(Stored rows):
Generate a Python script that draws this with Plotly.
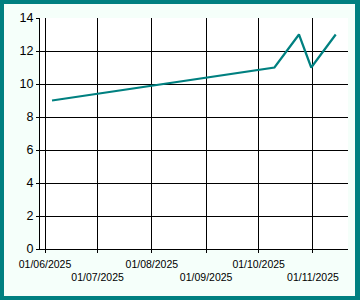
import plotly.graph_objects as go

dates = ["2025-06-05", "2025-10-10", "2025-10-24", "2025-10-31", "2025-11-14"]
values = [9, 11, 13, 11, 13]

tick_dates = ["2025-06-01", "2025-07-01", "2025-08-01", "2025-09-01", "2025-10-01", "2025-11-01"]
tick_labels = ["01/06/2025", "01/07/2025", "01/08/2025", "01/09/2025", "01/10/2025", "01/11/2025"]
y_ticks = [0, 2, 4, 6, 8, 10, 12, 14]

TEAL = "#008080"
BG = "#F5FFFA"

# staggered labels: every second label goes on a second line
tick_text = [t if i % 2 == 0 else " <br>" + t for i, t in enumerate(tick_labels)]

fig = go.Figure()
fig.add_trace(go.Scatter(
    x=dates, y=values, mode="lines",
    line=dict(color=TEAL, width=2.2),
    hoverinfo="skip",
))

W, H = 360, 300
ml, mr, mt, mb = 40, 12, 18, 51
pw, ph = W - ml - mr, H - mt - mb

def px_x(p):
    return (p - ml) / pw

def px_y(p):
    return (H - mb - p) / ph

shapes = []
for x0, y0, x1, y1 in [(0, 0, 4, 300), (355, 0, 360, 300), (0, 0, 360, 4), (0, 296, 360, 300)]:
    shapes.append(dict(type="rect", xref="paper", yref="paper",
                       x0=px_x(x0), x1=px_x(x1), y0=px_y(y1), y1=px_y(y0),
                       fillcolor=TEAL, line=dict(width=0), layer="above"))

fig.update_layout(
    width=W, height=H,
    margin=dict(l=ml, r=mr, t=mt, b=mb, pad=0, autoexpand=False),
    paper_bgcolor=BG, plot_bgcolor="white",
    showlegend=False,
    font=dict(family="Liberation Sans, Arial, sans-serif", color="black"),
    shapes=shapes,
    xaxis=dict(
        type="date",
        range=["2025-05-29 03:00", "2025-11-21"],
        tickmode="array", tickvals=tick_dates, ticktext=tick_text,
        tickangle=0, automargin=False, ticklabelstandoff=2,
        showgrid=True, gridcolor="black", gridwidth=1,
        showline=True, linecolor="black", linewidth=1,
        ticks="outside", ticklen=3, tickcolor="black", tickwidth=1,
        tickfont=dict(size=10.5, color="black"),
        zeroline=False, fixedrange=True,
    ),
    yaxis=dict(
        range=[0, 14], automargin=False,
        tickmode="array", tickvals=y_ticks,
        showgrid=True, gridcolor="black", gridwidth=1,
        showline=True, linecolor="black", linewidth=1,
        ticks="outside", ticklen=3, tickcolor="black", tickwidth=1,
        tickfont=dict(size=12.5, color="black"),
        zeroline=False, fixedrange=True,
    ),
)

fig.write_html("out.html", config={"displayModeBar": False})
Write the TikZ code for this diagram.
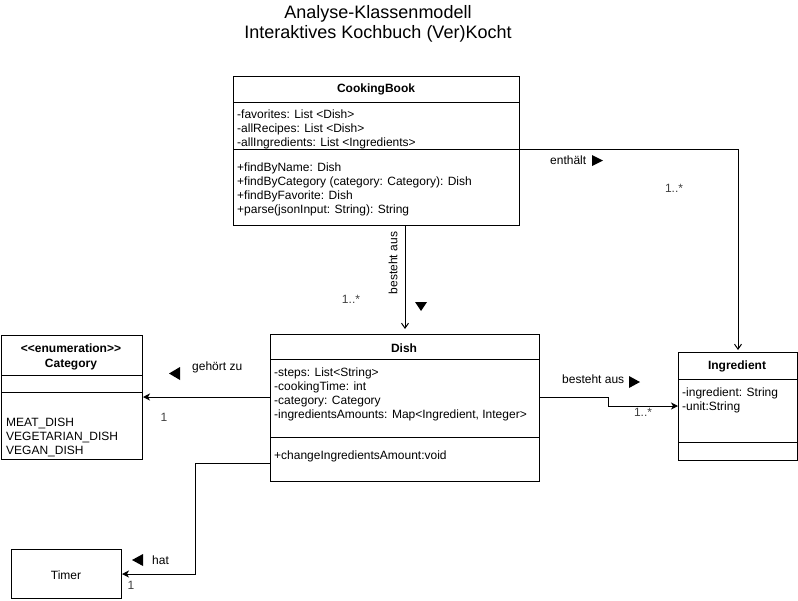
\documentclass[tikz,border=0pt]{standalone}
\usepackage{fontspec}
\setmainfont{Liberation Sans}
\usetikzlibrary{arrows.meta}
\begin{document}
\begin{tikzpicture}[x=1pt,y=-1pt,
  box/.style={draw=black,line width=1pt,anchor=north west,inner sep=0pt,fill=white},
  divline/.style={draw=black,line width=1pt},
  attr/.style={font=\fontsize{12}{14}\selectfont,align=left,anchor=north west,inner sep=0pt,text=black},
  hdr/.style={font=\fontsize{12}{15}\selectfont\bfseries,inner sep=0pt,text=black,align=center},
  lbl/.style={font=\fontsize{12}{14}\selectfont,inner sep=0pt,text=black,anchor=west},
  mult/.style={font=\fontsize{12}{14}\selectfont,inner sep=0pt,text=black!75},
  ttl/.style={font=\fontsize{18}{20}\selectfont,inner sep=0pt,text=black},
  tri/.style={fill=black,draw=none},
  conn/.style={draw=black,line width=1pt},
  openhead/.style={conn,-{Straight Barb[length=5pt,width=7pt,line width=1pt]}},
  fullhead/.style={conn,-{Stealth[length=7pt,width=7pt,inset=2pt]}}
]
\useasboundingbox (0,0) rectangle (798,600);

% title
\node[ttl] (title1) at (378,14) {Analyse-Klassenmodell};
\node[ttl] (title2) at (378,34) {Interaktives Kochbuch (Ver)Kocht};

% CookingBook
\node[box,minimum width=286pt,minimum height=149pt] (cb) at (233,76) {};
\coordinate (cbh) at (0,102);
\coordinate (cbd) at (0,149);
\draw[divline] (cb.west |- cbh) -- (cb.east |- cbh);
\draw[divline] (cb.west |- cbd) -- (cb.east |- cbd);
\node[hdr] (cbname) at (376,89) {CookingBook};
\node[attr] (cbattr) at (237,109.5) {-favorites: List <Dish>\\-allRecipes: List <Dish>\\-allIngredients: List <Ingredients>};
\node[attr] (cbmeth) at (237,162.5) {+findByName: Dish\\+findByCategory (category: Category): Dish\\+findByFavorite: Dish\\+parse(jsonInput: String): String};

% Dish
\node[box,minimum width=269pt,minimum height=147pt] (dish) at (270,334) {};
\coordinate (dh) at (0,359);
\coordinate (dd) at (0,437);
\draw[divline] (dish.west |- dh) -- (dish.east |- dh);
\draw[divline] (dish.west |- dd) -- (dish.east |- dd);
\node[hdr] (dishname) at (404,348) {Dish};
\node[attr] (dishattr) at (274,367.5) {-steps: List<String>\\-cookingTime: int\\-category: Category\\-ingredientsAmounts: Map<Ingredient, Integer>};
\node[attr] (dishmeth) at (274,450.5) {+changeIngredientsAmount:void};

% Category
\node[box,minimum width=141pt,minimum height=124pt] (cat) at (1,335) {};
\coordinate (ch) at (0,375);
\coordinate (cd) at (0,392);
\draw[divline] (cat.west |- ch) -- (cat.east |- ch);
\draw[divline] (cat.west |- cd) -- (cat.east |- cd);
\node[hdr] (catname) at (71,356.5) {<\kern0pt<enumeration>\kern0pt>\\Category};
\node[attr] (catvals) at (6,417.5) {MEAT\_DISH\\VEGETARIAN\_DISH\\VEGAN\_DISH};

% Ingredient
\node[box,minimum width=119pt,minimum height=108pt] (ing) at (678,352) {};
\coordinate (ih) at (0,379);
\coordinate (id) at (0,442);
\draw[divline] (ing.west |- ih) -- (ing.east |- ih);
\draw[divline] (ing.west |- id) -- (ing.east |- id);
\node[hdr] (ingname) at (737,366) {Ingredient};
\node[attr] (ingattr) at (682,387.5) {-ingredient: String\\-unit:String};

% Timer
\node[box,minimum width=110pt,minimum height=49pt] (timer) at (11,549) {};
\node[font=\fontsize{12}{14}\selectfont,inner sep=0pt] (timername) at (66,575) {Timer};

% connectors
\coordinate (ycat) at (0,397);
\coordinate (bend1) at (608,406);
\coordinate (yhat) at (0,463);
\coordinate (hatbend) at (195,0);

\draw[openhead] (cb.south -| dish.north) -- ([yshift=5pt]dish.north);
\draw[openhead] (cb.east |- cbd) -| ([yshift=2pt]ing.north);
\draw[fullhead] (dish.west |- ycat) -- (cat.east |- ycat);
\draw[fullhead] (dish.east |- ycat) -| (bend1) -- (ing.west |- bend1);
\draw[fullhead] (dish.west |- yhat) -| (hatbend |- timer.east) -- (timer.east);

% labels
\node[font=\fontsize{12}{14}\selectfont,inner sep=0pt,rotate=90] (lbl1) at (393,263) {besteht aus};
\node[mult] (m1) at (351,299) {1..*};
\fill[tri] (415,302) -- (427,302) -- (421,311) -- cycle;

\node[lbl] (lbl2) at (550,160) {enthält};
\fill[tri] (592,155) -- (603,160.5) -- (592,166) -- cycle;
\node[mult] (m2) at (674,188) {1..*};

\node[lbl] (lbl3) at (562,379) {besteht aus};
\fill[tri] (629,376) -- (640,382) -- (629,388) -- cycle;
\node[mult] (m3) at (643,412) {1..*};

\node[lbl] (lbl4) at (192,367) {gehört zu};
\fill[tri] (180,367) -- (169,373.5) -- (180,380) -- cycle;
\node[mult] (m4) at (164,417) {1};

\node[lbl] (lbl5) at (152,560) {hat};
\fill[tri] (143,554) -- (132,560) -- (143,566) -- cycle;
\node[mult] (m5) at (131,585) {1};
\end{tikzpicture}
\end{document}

(Exercise objective): Please quote the lines of the material, beginning with the first and ending with the one that contains "values = [9, 11, 13, 11, 13]", exactly as written and without any pictures.

(Written reply):
Generate a Python script that draws this with Plotly.
import plotly.graph_objects as go

dates = ["2025-06-05", "2025-10-10", "2025-10-24", "2025-10-31", "2025-11-14"]
values = [9, 11, 13, 11, 13]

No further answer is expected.